TEMPO.CO, Bandung - Front Pembela Islam menggandeng Himpunan Lembaga Konsumen Indonesia mengadukan Gubernur Jawa Barat beserta seluruh anggota Forum Komunikasi Pimpinan Daerah Jawa Barat yakni Ketua DPRD, Kapolda, Pangdam III/Siliwangi, serta Kajati kepada Ombudsman. Pengaduan dilakukan terkait dengan penerbitan Peraturan Gubernur Nomor 12/2011 tentang Larangan Aktivitas Bagi Jemaah Ahmadiyah.
"Laporan ini berkenaan dengan adanya insiden malam Idul Adha di (masjid Ahmadiyah) di Jalan Haji Sapari Kota Bandung," kata Ketua Umum HLKI Jawa Barat Firman Endipraja saat dihubungi Tempo, Selasa, 30 Oktober 2012.
Firman menjelaskan, insiden perusakan masjid Ahmadiyah, yang berbuntut ditahannya anggota FPI di malam takbiran menjelang perayaan Idul Adha, dianggap sebagai akibat tidak berjalannya fungsi pemantauan dan pengawasan terhadap aktivitas jemaah Ahmadiyah setelah terbitnya Peraturan Gubernur Nomor 12/2011 itu. "Fungsi pemantauannya tidak jalan," ujarnya.
Padahal, pada Pasal 13 Peraturan Gubernur, tertulis Forum Komunikasi Pimpinan Daerah itu dibiayai oleh APBD untuk melakukan pemantauan dan pengawasan. "Kewenangan Ombudsman untuk menegur terkait dengan anggaran yang dikeluarkan oleh APBD, tapi tugas dan fungsinya tidak dilaksanakan," kata Firman.
Sekretaris FPI Jawa Barat Epi Arifin membenarkan, pengaduan tersebut pada hari ini, Selasa, 30 Oktober 2012. Tapi dia enggan berkomentar banyak. "Semuanya diserahkan kepada HLKI untuk menjelaskannya," ujarnya.
Kepala Kantor Ombudsman Republik Indonesia Perwakilan Jawa Barat Haneda Sri Lastoto membenarkan bahwa lembaganya menerima pengaduan itu. "Prinsipnya, mereka mempersoalkan Peraturan Gubernur Nomor 12/2011 tentang Larangan Kegiatan Jemaah Ahmadiyah di Jawa Barat," kata dia saat dihubungi Tempo, Selasa, 30 Oktober 2012.
Menurut dia, pihaknya, masih menunggu pelapor untuk melengkapi sejumlah persyaratan formal dan materiil yang berkaitan dengan pengaduan tersebut. Laporan itu ditunggu hingga batas waktu 30 hari setelah laporan lisan itu diterima lembaganya. "Jika ternyata tidak lengkap, maka Undang-Undang memerintahkan Ombudsman menutup laporan yang pernah disampaikan dan menganggap tidak pernah ada laporan itu," kata Lastoto.

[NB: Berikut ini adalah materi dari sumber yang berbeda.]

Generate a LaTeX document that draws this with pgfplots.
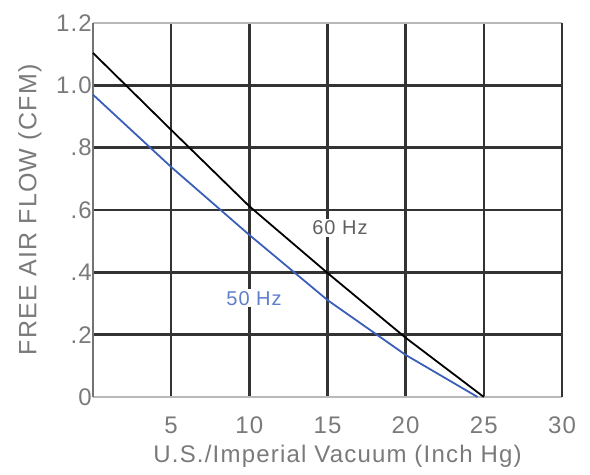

Lastoto mengatakan pelapor mengacu pada kewenangan lembaganya untuk melakukan pengawasan terhadap badan penyelenggara atau pemerintah berkaitan dengan penggunaan APBN atau APBD. Jika dinilai laporan itu tidak tepat, lembaganya akan mengembalikan lagi laporan itu, atau memberi saran atau rekomendasi untuk melaporkannya ke lembaga lain yang lebih kompeten. Firman menyatakan akan melengkapi persyaratan laporan tersebut secepatnya.